ÍNDOLE
FERINA
11 de Março de 2002
Em meio ao cipoal de violência que banaliza a
crueldade com seres sofridos que acordam para competir e diminuir as
diferenças que alargam durante o pesadelo, a psicanalista Simone Sotto
Mayor nos sinaliza uma violência mais sutil, mas nem por isso menos
peçonhenta. Trata-se dos pervertidos que consomem anos desqualificando
cônjuges, filhos e pais, parentela e amigos, seja em que ordem for,
colocando em dúvida sua bagagem, grau de desembaraço, capacidade de
análise com isenção, ou simplesmente atalhando seu ímpeto em decidir:
“você não consegue fazer nada sozinha”, “és um trapalhão”, “você nem
parece meu filho”, “até que enfim você se lembrou que eu existo”, “você
vai continuar calada e não me dizer nada?”, “você é mesmo muito
complicado”, “você banaliza o amor com essa história de prazer”, “você
está sempre me enrolando”.
Todas essas pérolas não chegam a provocar a morte física, salvo
eventuais suicídios, mas certo é a corrosão moral, o abalo emocional e o
constrangimento social, abuso esse equivalente ao estupro. No capítulo da
criminologia moral, encabeça o delito os atentados terroristas à sua auto-estima
e crença em si próprio para desestimulá-lo de a felicidade bater à sua porta e
anunciar um horizonte sadio, a salvo de meliantes que só sabem se relacionar
deixando sua marca no coldre: o despudorado egocentrismo.

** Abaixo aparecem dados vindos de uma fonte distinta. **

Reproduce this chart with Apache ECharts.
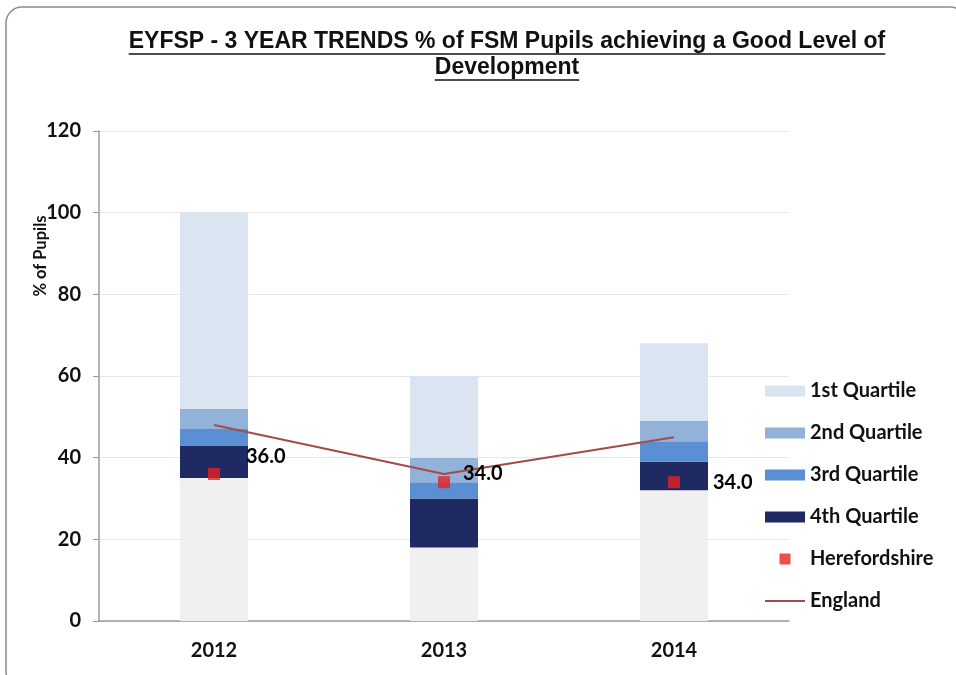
<!DOCTYPE html>
<html><head><meta charset="utf-8">
<script src="https://cdn.jsdelivr.net/npm/echarts@6/dist/echarts.min.js"></script>
<style>html,body{margin:0;padding:0;background:#fff}#c{width:956px;height:675px}</style>
</head><body><div id="c"></div>
<script>
const categories = ['2012', '2013', '2014'];
const baseVals = [35, 18, 32];
const q4 = [8, 12, 7];
const q3 = [4, 4, 5];
const q2 = [5, 6, 5];
const q1 = [48, 20, 19];
const herefordshire = [36.0, 34.0, 34.0];
const england = [48, 36, 45];
const yTicks = [0, 20, 40, 60, 80, 100, 120];
const labelOffsets = [[21, -17], [8, -9], [28, 0]];

const titleLine1 = 'EYFSP - 3 YEAR TRENDS % of FSM Pupils achieving a Good Level of';
const titleLine2 = 'Development';
const titleFont = 'bold 23px "Liberation Sans", Arial';
function tw(t){const c=document.createElement('canvas').getContext('2d');c.font=titleFont;return c.measureText(t).width;}
const cx = 507, w1 = tw(titleLine1), w2 = tw(titleLine2);

const chart = echarts.init(document.getElementById('c'));
const legFont = {fontFamily:'Lato', fontWeight:'bold', fontSize:20, color:'#111'};
const barCommon = {type:'bar', stack:'s', barWidth:68, emphasis:{disabled:true}};
chart.setOption({
  animation:false,
  backgroundColor:'#fff',
  graphic:[
    {type:'rect', shape:{x:6,y:7,width:960,height:680,r:16}, style:{fill:'none', stroke:'#8c8c8c', lineWidth:1.5}, z:-1},
    {type:'text', style:{text:titleLine1, font:titleFont, fill:'#111', x:cx, y:42, align:'center', verticalAlign:'middle'}},
    {type:'text', style:{text:titleLine2, font:titleFont, fill:'#111', x:cx, y:68, align:'center', verticalAlign:'middle'}},
    {type:'line', shape:{x1:cx-w1/2, y1:54, x2:cx+w1/2, y2:54}, style:{stroke:'#111', lineWidth:1.5}},
    {type:'line', shape:{x1:cx-w2/2, y1:80, x2:cx+w2/2, y2:80}, style:{stroke:'#111', lineWidth:1.5}},
    {type:'text', x:41, y:256, rotation:Math.PI/2,
      style:{text:'% of Pupils', font:'bold 16.5px Lato', fill:'#111', align:'center', verticalAlign:'middle'}}
  ],
  grid:{left:99, right:167, top:131, bottom:54},
  legend:{
    orient:'vertical', left:760, top:376, itemGap:22, itemWidth:40, itemHeight:11,
    textStyle:legFont, selectedMode:false,
    data:[
      {name:'1st Quartile', icon:'rect'},
      {name:'2nd Quartile', icon:'rect'},
      {name:'3rd Quartile', icon:'rect'},
      {name:'4th Quartile', icon:'rect'},
      {name:'Herefordshire', icon:'path://M0,0h12v12h-12z'},
      {name:'England', icon:'path://M0,0h40v2h-40z'}
    ]
  },
  xAxis:{
    type:'category', data:categories,
    axisLine:{lineStyle:{color:'#9a9a9a', width:1.5}},
    axisTick:{show:false},
    axisLabel:{fontFamily:'Lato', fontWeight:'bold', fontSize:20, color:'#111', margin:20}
  },
  yAxis:{
    type:'value', min:0, max:120, interval:20,
    axisLine:{show:true, lineStyle:{color:'#9a9a9a', width:1.5}},
    axisTick:{show:true, length:6, lineStyle:{color:'#9a9a9a'}},
    axisLabel:{fontFamily:'Lato', fontWeight:'bold', fontSize:20, color:'#111', margin:18,
      formatter:v=>yTicks.includes(v)?String(v):''},
    splitLine:{lineStyle:{color:'#e6e6e6', width:1}}
  },
  series:[
    Object.assign({name:'base', data:baseVals, itemStyle:{color:'#f0f0f0'}}, barCommon),
    Object.assign({name:'4th Quartile', data:q4, itemStyle:{color:'#1f2a63'}}, barCommon),
    Object.assign({name:'3rd Quartile', data:q3, itemStyle:{color:'#5a8fd3'}}, barCommon),
    Object.assign({name:'2nd Quartile', data:q2, itemStyle:{color:'#93b2da'}}, barCommon),
    Object.assign({name:'1st Quartile', data:q1, itemStyle:{color:'#dbe4f1'}}, barCommon),
    {name:'England', type:'line', data:england, symbol:'none', showSymbol:false, z:5,
      lineStyle:{color:'#a44a4a', width:2}, itemStyle:{color:'#a44a4a'}},
    {name:'Herefordshire', type:'scatter', symbol:'rect', symbolSize:12, z:6,
      itemStyle:{color:'#e8201f'},
      data:herefordshire.map((v,i)=>({value:v, label:{offset:labelOffsets[i]}})),
      label:{show:true, position:'right', formatter:p=>p.value.toFixed(1),
        fontFamily:'Lato', fontWeight:'bold', fontSize:20, color:'#000', opacity:1, textBorderWidth:0}}
  ]
});
</script></body></html>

Uma ave de rapina de olho no que você possui, no tens o que ele
não tem, sobretudo o prazer de viver.
O agressor conhece bem seu espírito doador e a vitalidade a
serviço da colaboração. Materialista, o classificaria de masoquista, à mercê de
que lhe tirem proveito, sua vida ingrata carece de maiores cuidados, há que
bolinar o coração mole de quem precisa provar sua força e valor, num desafio
quase que pastoral, de ajudar os outros a mudarem e ampliarem sua perspectiva
existencial.
Quando desmascarado, aí é que o depravado demonstra sua
verdadeira face e a violência se explicita na implacável missão de destruir seu
eleito a qualquer preço, apenas por ter se atrevido em abandoná-lo. É de meter
medo, pois não experimenta o abjeto sentimento de culpa, tem dó de quem sente
compaixão e se desvincula de todo e qualquer compromisso com sua história
oficial para atacar em legítima defesa. É o dia da vingança.
A vítima foi Seu Lázaro, cuja bondade, civilidade e educação
era reconhecida por todos os condôminos de prédio luxuoso à beira-mar, não
descurando de obsequiar com salamaleques quaisquer fossem os vizinhos, não
distinguindo inclusive a doméstica Serafina, paraibana arretada e atarracada,
que causava irritação nos moradores por fazer questão de só se utilizar do
elevador social, sendo ela portadora de lúpus - mal disfarçando uma
discriminação no único país do mundo que segrega elevadores e arrota esperteza
na coexistência.
Casada há mais de 30 anos, Dona Mercedes não se segurava sobre
as tamancas de tanto desgosto com as pessoas que a cercavam, notadamente Lázaro
que não a preenchia na dosagem que satisfaz, espargindo seus maus humores para a
plebe que a tudo assistia e nada falava.
Até o dia em que o seu apartamento fora escolhido pelos ladrões
enquanto ela tomava banho e cantava no chuveiro. Rendido, Lázaro bateu à porta,
avisando-lhe do assalto. Chance igual a essa só na próxima encarnação, fora a
felicidade que batera à sua porta. Desatou a gritar “polícia, ladrão, socorro” e
detonou o tiro que estourou os miolos do infeliz do marido.
Evidentemente que esse Lázaro tão cedo não irá ressuscitar,
ainda mais que sua amante, a pobre Helena, não se cansa de prestar vigília em
frente a seu prédio chorando a sua morte. Um brutal desaparecimento que nem ao
menos lhe permitiu entrar em sua casa e agarrar-se às suas calças preferidas,
que fazia questão de passá-las e deixá-las no vinco.
Com uma mão na frente e outra atrás, Helena apenas herdou as
memórias do alívio que proporcionou às chagas do malfadado casamento de Lázaro,
em compensação, Dona Mercedes reina agora absoluta. Se consolo serve, Lázaro
finalmente encontrou seu merecido repouso.